Quote the listing below in its entirety, omitting every image.

——————

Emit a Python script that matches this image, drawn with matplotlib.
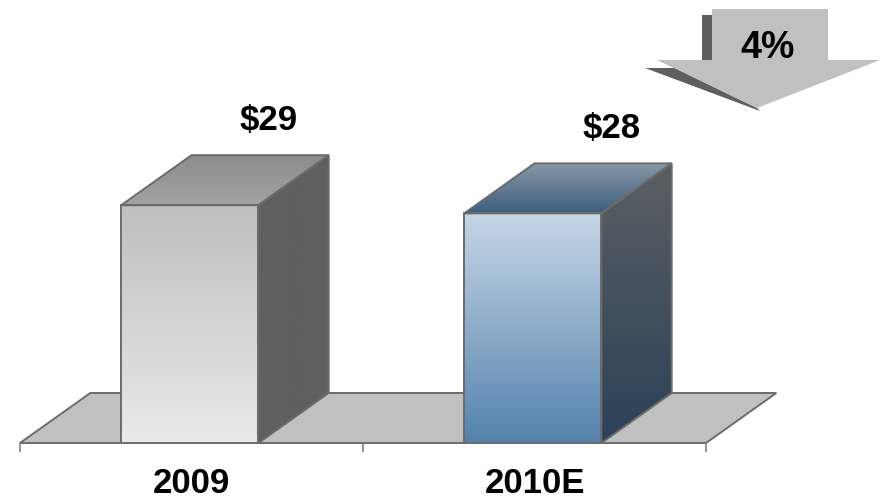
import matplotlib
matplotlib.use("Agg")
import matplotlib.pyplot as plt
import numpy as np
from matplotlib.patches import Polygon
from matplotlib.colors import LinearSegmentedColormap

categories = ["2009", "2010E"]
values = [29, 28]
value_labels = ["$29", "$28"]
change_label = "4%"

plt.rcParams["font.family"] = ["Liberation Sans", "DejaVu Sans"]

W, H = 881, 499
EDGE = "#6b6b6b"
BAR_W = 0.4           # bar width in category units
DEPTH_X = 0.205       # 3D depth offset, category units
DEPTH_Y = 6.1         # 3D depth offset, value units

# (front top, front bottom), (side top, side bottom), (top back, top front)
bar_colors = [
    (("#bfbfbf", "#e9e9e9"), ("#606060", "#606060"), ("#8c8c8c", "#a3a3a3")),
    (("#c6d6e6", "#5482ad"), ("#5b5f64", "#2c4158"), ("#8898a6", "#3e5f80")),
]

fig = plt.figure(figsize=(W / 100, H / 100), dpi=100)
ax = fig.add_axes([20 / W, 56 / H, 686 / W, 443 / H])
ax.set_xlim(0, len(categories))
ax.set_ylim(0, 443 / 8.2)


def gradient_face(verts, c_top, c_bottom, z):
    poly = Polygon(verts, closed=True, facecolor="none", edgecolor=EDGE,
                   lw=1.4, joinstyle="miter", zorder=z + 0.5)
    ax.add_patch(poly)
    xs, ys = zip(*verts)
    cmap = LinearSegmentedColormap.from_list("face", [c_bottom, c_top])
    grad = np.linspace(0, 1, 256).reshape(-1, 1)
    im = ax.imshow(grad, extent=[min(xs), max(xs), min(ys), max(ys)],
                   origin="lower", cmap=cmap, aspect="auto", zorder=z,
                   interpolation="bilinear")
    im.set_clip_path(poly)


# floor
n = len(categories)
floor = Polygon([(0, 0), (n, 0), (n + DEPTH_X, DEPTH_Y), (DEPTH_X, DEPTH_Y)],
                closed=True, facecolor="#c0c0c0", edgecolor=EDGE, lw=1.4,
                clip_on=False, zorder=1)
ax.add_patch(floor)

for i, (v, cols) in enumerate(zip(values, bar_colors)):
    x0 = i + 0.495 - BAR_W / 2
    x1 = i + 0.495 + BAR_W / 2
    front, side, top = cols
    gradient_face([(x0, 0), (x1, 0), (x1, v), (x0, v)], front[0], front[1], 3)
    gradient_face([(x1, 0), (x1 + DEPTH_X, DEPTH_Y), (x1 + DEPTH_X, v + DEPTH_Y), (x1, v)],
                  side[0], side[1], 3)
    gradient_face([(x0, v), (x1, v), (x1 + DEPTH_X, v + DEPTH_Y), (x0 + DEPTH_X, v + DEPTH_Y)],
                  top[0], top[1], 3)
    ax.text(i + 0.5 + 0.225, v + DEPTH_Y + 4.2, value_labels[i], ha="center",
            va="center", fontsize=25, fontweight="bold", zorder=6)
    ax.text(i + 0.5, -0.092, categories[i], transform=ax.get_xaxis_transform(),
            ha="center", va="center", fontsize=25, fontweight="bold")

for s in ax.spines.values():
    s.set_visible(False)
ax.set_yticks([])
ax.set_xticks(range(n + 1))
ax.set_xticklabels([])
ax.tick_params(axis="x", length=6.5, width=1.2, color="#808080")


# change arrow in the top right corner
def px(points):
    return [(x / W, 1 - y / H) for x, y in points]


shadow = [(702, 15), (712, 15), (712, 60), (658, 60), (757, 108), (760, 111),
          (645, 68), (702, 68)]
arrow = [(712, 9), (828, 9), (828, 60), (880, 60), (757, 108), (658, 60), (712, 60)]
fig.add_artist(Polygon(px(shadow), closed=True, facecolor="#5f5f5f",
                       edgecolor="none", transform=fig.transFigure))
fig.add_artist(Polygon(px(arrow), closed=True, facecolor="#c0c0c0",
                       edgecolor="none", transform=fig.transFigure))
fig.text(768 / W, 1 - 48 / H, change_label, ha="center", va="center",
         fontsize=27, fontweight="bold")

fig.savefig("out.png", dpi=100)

——————

EXERCISE RESPONSE:
Emit a Python script that matches this image, drawn with matplotlib.
import matplotlib
matplotlib.use("Agg")
import matplotlib.pyplot as plt
import numpy as np
from matplotlib.patches import Polygon
from matplotlib.colors import LinearSegmentedColormap

categories = ["2009", "2010E"]
values = [29, 28]
value_labels = ["$29", "$28"]
change_label = "4%"

plt.rcParams["font.family"] = ["Liberation Sans", "DejaVu Sans"]

W, H = 881, 499
EDGE = "#6b6b6b"
BAR_W = 0.4           # bar width in category units
DEPTH_X = 0.205       # 3D depth offset, category units
DEPTH_Y = 6.1         # 3D depth offset, value units

# (front top, front bottom), (side top, side bottom), (top back, top front)
bar_colors = [
    (("#bfbfbf", "#e9e9e9"), ("#606060", "#606060"), ("#8c8c8c", "#a3a3a3")),
    (("#c6d6e6", "#5482ad"), ("#5b5f64", "#2c4158"), ("#8898a6", "#3e5f80")),
]

fig = plt.figure(figsize=(W / 100, H / 100), dpi=100)
ax = fig.add_axes([20 / W, 56 / H, 686 / W, 443 / H])
ax.set_xlim(0, len(categories))
ax.set_ylim(0, 443 / 8.2)


def gradient_face(verts, c_top, c_bottom, z):
    poly = Polygon(verts, closed=True, facecolor="none", edgecolor=EDGE,
                   lw=1.4, joinstyle="miter", zorder=z + 0.5)
    ax.add_patch(poly)
    xs, ys = zip(*verts)
    cmap = LinearSegmentedColormap.from_list("face", [c_bottom, c_top])
    grad = np.linspace(0, 1, 256).reshape(-1, 1)
    im = ax.imshow(grad, extent=[min(xs), max(xs), min(ys), max(ys)],
                   origin="lower", cmap=cmap, aspect="auto", zorder=z,
                   interpolation="bilinear")
    im.set_clip_path(poly)


# floor
n = len(categories)
floor = Polygon([(0, 0), (n, 0), (n + DEPTH_X, DEPTH_Y), (DEPTH_X, DEPTH_Y)],
                closed=True, facecolor="#c0c0c0", edgecolor=EDGE, lw=1.4,
                clip_on=False, zorder=1)
ax.add_patch(floor)

for i, (v, cols) in enumerate(zip(values, bar_colors)):
    x0 = i + 0.495 - BAR_W / 2
    x1 = i + 0.495 + BAR_W / 2
    front, side, top = cols
    gradient_face([(x0, 0), (x1, 0), (x1, v), (x0, v)], front[0], front[1], 3)
    gradient_face([(x1, 0), (x1 + DEPTH_X, DEPTH_Y), (x1 + DEPTH_X, v + DEPTH_Y), (x1, v)],
                  side[0], side[1], 3)
    gradient_face([(x0, v), (x1, v), (x1 + DEPTH_X, v + DEPTH_Y), (x0 + DEPTH_X, v + DEPTH_Y)],
                  top[0], top[1], 3)
    ax.text(i + 0.5 + 0.225, v + DEPTH_Y + 4.2, value_labels[i], ha="center",
            va="center", fontsize=25, fontweight="bold", zorder=6)
    ax.text(i + 0.5, -0.092, categories[i], transform=ax.get_xaxis_transform(),
            ha="center", va="center", fontsize=25, fontweight="bold")

for s in ax.spines.values():
    s.set_visible(False)
ax.set_yticks([])
ax.set_xticks(range(n + 1))
ax.set_xticklabels([])
ax.tick_params(axis="x", length=6.5, width=1.2, color="#808080")


# change arrow in the top right corner
def px(points):
    return [(x / W, 1 - y / H) for x, y in points]


shadow = [(702, 15), (712, 15), (712, 60), (658, 60), (757, 108), (760, 111),
          (645, 68), (702, 68)]
arrow = [(712, 9), (828, 9), (828, 60), (880, 60), (757, 108), (658, 60), (712, 60)]
fig.add_artist(Polygon(px(shadow), closed=True, facecolor="#5f5f5f",
                       edgecolor="none", transform=fig.transFigure))
fig.add_artist(Polygon(px(arrow), closed=True, facecolor="#c0c0c0",
                       edgecolor="none", transform=fig.transFigure))
fig.text(768 / W, 1 - 48 / H, change_label, ha="center", va="center",
         fontsize=27, fontweight="bold")

fig.savefig("out.png", dpi=100)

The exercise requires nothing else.